HISTOGRAM (Lakehouse v1)

Generates a data distribution histogram using an “equal height” bucketing strategy.

Analyze Syntax

func.histogram(<expr>)

Analyze Examples

See SQL Example for details

SQL Syntax

HISTOGRAM(<expr>)

-- The following two forms are equivalent:
HISTOGRAM(<max_num_buckets>)(<expr>)
HISTOGRAM(<expr> [, <max_num_buckets>])

Parameter	Description
`expr`	The data type of `expr` should be sortable.
`max_num_buckets`	Optional positive integer specifying the maximum number of buckets.

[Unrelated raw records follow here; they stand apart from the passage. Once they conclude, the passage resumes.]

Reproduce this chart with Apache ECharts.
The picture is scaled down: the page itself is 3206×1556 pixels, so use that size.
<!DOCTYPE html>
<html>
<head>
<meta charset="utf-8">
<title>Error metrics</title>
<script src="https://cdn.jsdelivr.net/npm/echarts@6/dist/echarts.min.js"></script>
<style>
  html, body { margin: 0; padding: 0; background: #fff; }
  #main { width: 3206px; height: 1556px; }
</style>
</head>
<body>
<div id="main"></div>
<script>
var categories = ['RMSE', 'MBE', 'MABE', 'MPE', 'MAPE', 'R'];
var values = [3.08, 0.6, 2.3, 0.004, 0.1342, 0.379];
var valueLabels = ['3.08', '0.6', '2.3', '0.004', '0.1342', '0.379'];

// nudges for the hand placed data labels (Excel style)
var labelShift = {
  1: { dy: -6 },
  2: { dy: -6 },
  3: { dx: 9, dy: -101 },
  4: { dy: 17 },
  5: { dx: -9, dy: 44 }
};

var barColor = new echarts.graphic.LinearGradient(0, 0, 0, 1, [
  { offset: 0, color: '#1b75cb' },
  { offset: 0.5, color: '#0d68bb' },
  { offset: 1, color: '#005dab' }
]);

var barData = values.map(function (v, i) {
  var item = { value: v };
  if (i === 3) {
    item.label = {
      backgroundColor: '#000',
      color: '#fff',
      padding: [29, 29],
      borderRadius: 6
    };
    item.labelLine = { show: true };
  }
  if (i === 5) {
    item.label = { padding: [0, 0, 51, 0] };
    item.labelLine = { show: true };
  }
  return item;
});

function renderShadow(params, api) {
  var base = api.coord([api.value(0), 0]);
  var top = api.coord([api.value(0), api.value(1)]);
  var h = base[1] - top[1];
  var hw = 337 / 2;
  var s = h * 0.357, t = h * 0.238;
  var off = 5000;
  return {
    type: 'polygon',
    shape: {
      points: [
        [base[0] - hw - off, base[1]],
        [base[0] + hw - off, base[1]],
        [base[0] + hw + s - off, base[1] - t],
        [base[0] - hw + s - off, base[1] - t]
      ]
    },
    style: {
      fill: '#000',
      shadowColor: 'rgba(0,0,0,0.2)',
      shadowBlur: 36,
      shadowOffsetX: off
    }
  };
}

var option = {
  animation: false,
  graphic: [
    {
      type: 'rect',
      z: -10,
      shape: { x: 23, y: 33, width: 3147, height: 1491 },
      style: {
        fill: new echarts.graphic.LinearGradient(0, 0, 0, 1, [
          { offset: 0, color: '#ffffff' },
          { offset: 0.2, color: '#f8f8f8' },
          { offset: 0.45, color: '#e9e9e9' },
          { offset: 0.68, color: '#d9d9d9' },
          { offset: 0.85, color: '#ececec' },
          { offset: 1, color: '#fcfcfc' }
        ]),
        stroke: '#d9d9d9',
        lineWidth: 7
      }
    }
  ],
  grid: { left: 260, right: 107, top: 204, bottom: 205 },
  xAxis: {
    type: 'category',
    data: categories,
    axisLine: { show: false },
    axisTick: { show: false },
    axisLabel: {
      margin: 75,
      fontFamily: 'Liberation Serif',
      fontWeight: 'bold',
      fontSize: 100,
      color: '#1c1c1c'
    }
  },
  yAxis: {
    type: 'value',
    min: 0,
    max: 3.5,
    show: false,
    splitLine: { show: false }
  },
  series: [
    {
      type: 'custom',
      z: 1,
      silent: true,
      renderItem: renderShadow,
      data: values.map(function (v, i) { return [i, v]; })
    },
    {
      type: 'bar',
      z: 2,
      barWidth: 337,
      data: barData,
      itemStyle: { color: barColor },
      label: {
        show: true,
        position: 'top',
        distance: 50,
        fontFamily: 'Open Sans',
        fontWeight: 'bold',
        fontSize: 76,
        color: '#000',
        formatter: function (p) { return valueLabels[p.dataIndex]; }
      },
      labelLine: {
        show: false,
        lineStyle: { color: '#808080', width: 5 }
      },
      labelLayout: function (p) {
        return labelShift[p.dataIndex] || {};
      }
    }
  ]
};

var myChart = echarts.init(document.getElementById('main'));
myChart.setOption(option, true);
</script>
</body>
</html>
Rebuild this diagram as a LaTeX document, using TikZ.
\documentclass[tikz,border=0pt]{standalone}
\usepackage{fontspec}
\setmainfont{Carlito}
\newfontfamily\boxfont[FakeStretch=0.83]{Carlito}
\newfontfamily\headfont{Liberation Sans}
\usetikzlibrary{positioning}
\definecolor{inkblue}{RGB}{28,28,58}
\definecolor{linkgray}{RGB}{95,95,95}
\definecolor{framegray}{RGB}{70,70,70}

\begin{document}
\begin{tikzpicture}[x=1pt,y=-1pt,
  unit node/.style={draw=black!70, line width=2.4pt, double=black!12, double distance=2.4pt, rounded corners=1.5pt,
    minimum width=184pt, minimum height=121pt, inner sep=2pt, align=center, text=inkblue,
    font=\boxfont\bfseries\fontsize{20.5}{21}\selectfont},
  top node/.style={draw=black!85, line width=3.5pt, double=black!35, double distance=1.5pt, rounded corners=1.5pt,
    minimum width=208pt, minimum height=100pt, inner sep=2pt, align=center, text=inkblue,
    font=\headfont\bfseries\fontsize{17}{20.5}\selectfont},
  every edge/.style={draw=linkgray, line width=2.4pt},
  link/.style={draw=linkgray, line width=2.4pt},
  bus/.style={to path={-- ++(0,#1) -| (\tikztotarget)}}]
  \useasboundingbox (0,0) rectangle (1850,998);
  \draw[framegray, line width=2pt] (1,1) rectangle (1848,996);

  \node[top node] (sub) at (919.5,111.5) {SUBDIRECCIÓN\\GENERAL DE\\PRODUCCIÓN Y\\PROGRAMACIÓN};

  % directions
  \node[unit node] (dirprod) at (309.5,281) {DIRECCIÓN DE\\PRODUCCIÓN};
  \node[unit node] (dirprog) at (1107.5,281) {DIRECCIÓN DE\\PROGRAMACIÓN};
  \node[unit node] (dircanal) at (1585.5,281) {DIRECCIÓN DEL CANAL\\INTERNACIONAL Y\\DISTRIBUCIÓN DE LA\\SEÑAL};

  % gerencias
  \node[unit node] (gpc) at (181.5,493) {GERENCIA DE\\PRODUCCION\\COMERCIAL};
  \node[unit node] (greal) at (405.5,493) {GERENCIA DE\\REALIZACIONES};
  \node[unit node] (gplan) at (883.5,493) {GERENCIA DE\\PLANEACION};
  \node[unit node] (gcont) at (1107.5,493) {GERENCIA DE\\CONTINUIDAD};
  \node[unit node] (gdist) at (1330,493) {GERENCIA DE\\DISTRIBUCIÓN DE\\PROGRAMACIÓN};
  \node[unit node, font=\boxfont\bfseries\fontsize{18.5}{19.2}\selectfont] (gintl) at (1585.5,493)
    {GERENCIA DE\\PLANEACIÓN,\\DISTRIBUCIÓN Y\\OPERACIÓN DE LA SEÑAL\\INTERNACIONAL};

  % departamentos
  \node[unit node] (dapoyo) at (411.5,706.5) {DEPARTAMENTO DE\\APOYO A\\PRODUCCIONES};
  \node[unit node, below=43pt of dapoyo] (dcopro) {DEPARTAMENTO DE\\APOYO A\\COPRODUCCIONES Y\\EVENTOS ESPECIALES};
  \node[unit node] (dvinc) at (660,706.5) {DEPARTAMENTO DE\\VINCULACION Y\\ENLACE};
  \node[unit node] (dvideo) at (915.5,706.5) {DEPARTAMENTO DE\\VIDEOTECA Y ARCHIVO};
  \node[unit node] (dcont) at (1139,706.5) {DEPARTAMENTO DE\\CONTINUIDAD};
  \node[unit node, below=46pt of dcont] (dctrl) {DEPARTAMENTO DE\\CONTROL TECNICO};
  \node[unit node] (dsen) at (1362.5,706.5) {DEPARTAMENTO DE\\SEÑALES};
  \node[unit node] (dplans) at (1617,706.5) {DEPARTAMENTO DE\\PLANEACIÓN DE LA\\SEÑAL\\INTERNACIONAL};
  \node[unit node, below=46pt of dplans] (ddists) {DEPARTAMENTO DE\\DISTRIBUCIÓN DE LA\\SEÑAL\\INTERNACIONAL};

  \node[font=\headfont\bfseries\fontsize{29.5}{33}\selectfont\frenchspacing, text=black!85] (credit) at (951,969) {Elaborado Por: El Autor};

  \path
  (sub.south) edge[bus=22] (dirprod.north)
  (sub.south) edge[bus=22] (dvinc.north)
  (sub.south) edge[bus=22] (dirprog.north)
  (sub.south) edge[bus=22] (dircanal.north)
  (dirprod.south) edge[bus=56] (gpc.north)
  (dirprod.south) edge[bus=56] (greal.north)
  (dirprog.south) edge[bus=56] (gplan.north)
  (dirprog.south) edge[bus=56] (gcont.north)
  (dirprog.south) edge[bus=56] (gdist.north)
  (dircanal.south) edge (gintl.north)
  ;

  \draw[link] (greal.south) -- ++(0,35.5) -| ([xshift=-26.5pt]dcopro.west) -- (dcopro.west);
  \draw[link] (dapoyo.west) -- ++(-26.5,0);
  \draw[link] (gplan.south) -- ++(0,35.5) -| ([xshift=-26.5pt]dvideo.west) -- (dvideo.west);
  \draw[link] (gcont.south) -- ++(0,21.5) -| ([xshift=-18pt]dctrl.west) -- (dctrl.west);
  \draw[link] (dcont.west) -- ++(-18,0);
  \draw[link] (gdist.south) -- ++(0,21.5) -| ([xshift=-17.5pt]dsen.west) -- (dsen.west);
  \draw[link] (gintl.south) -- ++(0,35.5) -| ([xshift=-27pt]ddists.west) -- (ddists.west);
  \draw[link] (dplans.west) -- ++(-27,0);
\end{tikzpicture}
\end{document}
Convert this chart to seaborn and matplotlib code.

Default is 128.

Return Type

Returns either an empty string or a JSON object with the following structure:

buckets: List of buckets with detailed information:
- lower: Lower bound of the bucket.
- upper: Upper bound of the bucket.
- count: Number of elements in the bucket.
- pre_sum: Cumulative count of elements up to the current bucket.
- ndv: Number of distinct values in the bucket.

SQL Examples

This example shows how the HISTOGRAM function analyzes the distribution of c_int values in the histagg table, returning bucket boundaries, distinct value counts, element counts, and cumulative counts:

CREATE TABLE histagg (
  c_id INT,
  c_tinyint TINYINT,
  c_smallint SMALLINT,
  c_int INT
);

INSERT INTO histagg VALUES
  (1, 10, 20, 30),
  (1, 11, 21, 33),
  (1, 11, 12, 13),
  (2, 21, 22, 23),
  (2, 31, 32, 33),
  (2, 10, 20, 30);

SELECT HISTOGRAM(c_int) FROM histagg;

┌───────────────────────────────────────────────────────────────────────────────────────────────────────────────────────────────────────────────────────────────────────────────────────────────────────────────────────────────────────────┐
│                                                                                                              histogram(c_int)                                                                                                             │
├───────────────────────────────────────────────────────────────────────────────────────────────────────────────────────────────────────────────────────────────────────────────────────────────────────────────────────────────────────────┤
│ [{"lower":"13","upper":"13","ndv":1,"count":1,"pre_sum":0},{"lower":"23","upper":"23","ndv":1,"count":1,"pre_sum":1},{"lower":"30","upper":"30","ndv":1,"count":2,"pre_sum":2},{"lower":"33","upper":"33","ndv":1,"count":2,"pre_sum":4}] │
└───────────────────────────────────────────────────────────────────────────────────────────────────────────────────────────────────────────────────────────────────────────────────────────────────────────────────────────────────────────┘

The result is returned as a JSON array:

[
  {
    "lower": "13",
    "upper": "13",
    "ndv": 1,
    "count": 1,
    "pre_sum": 0
  },
  {
    "lower": "23",
    "upper": "23",
    "ndv": 1,
    "count": 1,
    "pre_sum": 1
  },
  {
    "lower": "30",
    "upper": "30",
    "ndv": 1,
    "count": 2,
    "pre_sum": 2
  },
  {
    "lower": "33",
    "upper": "33",
    "ndv": 1,
    "count": 2,
    "pre_sum": 4
  }
]

This example shows how HISTOGRAM(2) groups c_int values into two buckets:

SELECT HISTOGRAM(2)(c_int) FROM histagg;
-- Or
SELECT HISTOGRAM(c_int, 2) FROM histagg;

┌───────────────────────────────────────────────────────────────────────────────────────────────────────────────────────┐
│                                                  histogram(2)(c_int)                                                  │
├───────────────────────────────────────────────────────────────────────────────────────────────────────────────────────┤
│ [{"lower":"13","upper":"30","ndv":3,"count":4,"pre_sum":0},{"lower":"33","upper":"33","ndv":1,"count":2,"pre_sum":4}] │
└───────────────────────────────────────────────────────────────────────────────────────────────────────────────────────┘

The result is returned as a JSON array:

[
  {
    "lower": "13",
    "upper": "30",
    "ndv": 3,
    "count": 4,
    "pre_sum": 0
  },
  {
    "lower": "33",
    "upper": "33",
    "ndv": 1,
    "count": 2,
    "pre_sum": 4
  }
]